### Challenge
Transcribe exactly the lines from the one containing "What matplotlib code" through the one containing "from matplotlib.patches import Rectangle, Patch", both included, and leave out any pictures.

### Data provided
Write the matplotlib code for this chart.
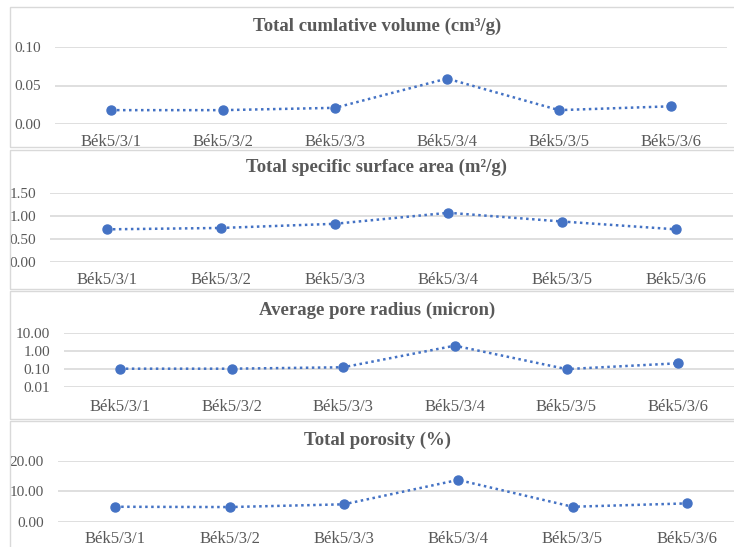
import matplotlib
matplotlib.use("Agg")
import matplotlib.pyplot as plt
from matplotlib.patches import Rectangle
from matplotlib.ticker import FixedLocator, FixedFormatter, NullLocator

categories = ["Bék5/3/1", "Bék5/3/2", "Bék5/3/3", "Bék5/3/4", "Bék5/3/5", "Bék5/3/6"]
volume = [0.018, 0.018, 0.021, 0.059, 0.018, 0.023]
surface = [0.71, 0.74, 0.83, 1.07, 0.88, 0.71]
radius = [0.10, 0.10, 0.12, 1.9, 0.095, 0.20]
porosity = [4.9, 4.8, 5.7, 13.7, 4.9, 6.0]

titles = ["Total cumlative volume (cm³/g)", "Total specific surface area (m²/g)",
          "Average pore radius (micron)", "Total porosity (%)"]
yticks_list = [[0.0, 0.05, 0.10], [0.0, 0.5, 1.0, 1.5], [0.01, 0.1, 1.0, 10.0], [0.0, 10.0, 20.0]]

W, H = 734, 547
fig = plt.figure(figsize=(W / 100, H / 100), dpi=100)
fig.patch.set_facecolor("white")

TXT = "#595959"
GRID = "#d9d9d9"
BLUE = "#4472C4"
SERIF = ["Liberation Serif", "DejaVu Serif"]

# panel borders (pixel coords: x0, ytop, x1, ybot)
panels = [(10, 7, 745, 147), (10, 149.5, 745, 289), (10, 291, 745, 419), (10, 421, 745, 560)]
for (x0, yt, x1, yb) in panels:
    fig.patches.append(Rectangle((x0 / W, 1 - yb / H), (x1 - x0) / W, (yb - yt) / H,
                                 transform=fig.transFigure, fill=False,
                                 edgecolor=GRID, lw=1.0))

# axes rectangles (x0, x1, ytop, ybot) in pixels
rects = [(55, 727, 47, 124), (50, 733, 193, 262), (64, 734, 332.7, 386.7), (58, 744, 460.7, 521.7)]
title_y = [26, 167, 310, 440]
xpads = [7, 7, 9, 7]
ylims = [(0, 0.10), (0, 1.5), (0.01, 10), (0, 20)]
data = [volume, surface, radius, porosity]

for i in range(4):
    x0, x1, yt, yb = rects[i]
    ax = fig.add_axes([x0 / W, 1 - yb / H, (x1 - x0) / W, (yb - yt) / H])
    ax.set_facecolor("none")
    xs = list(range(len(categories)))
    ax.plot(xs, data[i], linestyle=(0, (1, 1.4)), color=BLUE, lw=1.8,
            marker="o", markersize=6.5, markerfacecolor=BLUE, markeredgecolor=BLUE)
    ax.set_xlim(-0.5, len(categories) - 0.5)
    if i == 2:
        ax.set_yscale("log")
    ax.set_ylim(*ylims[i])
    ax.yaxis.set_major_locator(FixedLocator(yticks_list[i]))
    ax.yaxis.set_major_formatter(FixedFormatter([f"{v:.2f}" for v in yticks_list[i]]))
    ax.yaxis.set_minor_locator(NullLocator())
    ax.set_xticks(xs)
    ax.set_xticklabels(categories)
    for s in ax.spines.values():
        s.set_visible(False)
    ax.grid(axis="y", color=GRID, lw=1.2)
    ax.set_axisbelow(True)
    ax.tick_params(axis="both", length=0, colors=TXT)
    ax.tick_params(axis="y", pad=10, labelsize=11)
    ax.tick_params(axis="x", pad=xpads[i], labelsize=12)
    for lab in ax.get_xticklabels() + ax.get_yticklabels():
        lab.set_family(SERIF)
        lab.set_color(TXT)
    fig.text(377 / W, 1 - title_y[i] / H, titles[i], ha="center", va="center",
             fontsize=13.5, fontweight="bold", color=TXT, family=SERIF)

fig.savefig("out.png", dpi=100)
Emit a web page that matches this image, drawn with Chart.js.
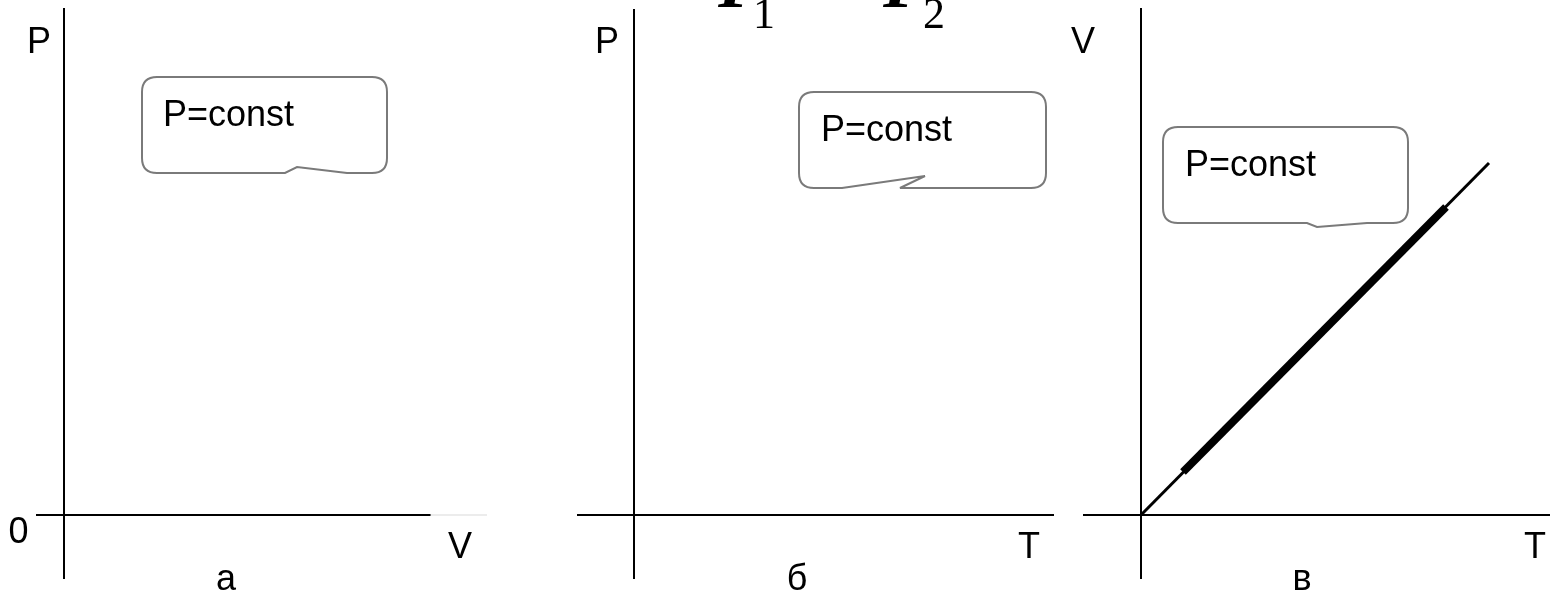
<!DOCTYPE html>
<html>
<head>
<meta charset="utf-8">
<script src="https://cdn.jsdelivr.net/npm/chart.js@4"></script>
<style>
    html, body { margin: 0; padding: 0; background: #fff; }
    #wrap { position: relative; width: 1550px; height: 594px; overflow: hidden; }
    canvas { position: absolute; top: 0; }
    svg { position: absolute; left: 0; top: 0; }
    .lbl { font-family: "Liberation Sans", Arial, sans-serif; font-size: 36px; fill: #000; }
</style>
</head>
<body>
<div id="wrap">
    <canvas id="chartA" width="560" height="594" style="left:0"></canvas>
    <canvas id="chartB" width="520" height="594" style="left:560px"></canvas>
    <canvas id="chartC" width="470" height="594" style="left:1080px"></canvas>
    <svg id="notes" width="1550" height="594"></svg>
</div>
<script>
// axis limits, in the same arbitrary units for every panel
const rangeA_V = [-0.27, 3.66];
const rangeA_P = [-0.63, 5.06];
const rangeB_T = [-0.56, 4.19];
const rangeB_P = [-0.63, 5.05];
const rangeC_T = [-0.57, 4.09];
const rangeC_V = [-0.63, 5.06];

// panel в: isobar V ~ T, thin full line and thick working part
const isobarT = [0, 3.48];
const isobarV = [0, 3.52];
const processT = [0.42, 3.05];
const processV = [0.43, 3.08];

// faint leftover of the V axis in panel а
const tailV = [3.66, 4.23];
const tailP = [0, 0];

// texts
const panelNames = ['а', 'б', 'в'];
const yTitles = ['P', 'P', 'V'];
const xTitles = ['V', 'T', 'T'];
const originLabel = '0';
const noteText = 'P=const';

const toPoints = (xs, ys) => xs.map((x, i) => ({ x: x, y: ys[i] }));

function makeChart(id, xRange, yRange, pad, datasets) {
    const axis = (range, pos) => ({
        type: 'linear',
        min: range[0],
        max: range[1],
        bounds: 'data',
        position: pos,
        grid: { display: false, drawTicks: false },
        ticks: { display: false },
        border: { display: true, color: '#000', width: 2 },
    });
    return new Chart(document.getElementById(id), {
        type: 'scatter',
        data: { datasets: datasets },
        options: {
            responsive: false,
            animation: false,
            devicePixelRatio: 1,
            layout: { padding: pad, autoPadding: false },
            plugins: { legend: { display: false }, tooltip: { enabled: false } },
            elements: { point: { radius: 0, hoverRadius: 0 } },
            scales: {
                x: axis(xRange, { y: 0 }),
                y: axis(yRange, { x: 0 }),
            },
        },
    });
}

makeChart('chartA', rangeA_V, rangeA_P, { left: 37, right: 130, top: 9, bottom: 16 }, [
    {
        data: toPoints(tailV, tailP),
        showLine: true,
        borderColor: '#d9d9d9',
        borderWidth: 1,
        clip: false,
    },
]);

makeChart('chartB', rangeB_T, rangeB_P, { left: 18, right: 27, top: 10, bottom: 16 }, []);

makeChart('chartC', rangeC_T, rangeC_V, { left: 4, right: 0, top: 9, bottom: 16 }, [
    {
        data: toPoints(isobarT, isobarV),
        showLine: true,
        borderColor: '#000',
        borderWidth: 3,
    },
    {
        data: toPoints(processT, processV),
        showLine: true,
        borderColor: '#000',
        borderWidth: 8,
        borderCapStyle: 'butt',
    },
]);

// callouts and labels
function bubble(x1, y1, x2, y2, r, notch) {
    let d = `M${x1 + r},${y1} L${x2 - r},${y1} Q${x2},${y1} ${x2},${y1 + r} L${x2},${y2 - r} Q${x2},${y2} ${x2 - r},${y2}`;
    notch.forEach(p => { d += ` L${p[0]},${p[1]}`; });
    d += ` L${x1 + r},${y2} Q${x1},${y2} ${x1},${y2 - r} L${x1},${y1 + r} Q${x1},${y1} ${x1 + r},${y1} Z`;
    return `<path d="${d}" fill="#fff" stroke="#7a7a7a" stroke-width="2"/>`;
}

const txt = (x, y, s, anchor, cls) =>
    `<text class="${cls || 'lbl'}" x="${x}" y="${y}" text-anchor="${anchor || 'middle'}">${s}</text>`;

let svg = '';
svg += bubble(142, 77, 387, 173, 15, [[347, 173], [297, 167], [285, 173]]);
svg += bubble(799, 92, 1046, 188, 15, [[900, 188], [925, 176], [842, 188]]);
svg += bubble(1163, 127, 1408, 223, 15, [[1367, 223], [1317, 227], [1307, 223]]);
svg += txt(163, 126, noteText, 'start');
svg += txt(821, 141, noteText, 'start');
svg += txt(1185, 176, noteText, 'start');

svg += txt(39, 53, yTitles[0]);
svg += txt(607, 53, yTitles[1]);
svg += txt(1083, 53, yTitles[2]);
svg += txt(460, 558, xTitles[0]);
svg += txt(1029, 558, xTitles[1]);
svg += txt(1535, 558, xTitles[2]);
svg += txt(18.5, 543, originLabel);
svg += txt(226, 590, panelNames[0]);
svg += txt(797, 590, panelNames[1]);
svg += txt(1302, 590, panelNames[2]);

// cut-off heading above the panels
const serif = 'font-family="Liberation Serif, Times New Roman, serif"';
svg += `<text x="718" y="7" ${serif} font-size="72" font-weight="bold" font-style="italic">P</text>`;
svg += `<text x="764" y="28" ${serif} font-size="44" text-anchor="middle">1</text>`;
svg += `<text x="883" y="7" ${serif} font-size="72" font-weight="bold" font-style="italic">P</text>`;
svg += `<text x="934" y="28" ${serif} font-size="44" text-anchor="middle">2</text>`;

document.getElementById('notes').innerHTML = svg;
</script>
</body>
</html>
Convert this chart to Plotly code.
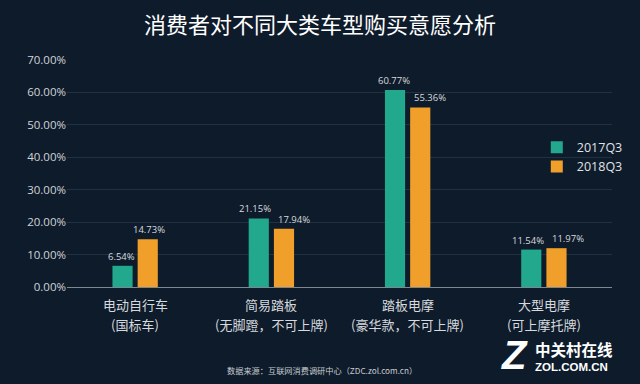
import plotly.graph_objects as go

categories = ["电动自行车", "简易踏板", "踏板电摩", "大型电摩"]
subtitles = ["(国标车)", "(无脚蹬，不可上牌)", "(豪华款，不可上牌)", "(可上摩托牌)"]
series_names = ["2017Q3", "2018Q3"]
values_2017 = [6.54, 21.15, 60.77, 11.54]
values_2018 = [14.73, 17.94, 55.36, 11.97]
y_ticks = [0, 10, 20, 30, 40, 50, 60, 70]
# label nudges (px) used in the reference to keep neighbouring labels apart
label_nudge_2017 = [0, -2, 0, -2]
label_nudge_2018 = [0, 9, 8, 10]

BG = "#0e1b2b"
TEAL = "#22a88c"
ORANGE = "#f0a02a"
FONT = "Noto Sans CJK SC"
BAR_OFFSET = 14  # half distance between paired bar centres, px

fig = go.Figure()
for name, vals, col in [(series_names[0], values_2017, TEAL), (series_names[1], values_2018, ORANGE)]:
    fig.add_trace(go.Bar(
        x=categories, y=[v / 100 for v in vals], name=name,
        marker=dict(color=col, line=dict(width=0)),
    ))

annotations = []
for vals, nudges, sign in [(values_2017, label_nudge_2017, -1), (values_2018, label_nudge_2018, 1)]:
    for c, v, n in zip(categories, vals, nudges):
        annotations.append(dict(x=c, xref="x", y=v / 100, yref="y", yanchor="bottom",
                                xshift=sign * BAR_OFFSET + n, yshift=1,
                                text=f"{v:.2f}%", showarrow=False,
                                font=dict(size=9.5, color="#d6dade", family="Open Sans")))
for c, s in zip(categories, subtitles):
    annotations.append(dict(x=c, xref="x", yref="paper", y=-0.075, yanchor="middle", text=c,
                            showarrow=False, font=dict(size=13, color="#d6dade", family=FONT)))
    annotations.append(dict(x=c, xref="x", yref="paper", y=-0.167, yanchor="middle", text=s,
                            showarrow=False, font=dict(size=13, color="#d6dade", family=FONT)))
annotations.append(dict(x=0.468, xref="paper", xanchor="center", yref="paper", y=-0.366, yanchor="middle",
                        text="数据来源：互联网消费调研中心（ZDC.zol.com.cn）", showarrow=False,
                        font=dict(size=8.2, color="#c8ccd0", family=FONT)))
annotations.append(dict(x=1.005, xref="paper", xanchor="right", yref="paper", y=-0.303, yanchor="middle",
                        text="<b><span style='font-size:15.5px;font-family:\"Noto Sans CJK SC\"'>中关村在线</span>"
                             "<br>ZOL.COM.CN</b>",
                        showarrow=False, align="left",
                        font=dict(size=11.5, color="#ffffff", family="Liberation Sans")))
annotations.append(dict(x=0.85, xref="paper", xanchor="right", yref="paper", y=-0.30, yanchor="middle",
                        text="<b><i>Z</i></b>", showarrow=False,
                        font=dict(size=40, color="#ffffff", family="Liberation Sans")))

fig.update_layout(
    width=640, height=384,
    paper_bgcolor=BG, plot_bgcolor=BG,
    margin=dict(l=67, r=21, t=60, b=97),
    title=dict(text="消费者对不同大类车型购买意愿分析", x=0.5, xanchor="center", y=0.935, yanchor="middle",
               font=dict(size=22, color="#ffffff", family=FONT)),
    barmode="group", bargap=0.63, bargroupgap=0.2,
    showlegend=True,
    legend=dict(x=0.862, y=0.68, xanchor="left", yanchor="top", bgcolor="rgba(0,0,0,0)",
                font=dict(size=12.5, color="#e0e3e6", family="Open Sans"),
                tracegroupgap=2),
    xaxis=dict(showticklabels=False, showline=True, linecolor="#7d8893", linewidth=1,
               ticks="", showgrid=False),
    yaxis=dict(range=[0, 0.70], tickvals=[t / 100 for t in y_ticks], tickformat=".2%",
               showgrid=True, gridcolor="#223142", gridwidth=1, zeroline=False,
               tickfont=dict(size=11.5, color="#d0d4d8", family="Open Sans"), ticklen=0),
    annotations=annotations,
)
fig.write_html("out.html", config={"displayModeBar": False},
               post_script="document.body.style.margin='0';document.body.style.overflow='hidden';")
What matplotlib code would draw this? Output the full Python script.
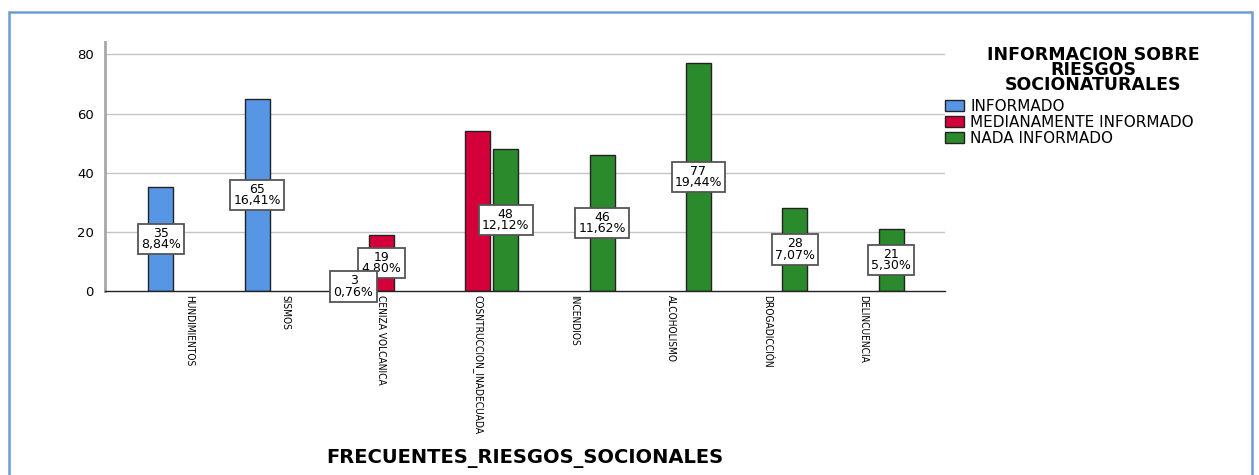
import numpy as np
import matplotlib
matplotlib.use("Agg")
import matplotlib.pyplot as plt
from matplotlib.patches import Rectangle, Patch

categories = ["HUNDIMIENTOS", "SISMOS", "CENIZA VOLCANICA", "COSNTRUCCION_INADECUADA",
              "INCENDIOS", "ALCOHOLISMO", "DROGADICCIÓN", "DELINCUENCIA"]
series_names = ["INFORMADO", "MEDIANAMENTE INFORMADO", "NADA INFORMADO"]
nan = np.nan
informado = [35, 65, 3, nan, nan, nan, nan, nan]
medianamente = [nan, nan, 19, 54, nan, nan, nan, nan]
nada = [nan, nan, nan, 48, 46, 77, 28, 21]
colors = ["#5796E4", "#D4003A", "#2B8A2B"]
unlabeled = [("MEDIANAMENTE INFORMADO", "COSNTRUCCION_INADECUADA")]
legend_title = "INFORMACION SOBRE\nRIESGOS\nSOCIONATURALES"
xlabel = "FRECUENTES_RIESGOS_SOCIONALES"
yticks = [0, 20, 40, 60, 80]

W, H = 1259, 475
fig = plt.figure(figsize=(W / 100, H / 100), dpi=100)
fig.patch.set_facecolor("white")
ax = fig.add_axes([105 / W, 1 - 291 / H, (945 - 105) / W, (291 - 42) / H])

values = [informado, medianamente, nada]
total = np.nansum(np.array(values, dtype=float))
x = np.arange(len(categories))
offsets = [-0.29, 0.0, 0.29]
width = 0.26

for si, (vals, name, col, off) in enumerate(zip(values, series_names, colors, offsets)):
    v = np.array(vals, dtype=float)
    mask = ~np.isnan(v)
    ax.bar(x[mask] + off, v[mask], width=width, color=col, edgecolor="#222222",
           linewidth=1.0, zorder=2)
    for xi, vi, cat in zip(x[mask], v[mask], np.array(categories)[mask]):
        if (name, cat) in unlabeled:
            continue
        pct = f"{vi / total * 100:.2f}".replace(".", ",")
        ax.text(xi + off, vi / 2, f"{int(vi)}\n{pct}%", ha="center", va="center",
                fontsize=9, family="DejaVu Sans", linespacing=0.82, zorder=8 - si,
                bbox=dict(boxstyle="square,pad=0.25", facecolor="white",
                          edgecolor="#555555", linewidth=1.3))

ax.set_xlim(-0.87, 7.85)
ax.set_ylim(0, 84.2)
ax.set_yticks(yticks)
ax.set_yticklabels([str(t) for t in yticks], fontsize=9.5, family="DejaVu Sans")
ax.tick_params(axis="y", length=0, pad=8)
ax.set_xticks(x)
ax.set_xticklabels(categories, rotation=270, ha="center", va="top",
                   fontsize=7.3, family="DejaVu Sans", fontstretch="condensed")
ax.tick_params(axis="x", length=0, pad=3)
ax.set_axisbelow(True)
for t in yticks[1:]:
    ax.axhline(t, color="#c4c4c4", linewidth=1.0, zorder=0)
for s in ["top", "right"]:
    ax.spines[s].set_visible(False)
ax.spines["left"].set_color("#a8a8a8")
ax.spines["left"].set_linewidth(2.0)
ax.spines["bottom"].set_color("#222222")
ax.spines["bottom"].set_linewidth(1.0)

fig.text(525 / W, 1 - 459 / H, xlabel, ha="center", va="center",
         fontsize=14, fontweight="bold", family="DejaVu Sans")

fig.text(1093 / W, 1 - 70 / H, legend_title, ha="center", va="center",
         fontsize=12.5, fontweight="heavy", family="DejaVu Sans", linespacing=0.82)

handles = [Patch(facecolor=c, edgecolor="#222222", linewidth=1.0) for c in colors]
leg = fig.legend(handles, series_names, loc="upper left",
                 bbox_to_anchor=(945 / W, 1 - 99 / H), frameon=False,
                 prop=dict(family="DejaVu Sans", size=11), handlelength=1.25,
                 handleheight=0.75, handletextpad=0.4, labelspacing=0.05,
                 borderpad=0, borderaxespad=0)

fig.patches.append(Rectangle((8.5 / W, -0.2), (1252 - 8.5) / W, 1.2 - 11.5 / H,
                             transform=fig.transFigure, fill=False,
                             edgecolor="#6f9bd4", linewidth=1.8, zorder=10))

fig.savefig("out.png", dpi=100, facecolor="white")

### Task output
What matplotlib code would draw this? Output the full Python script.
import numpy as np
import matplotlib
matplotlib.use("Agg")
import matplotlib.pyplot as plt
from matplotlib.patches import Rectangle, Patch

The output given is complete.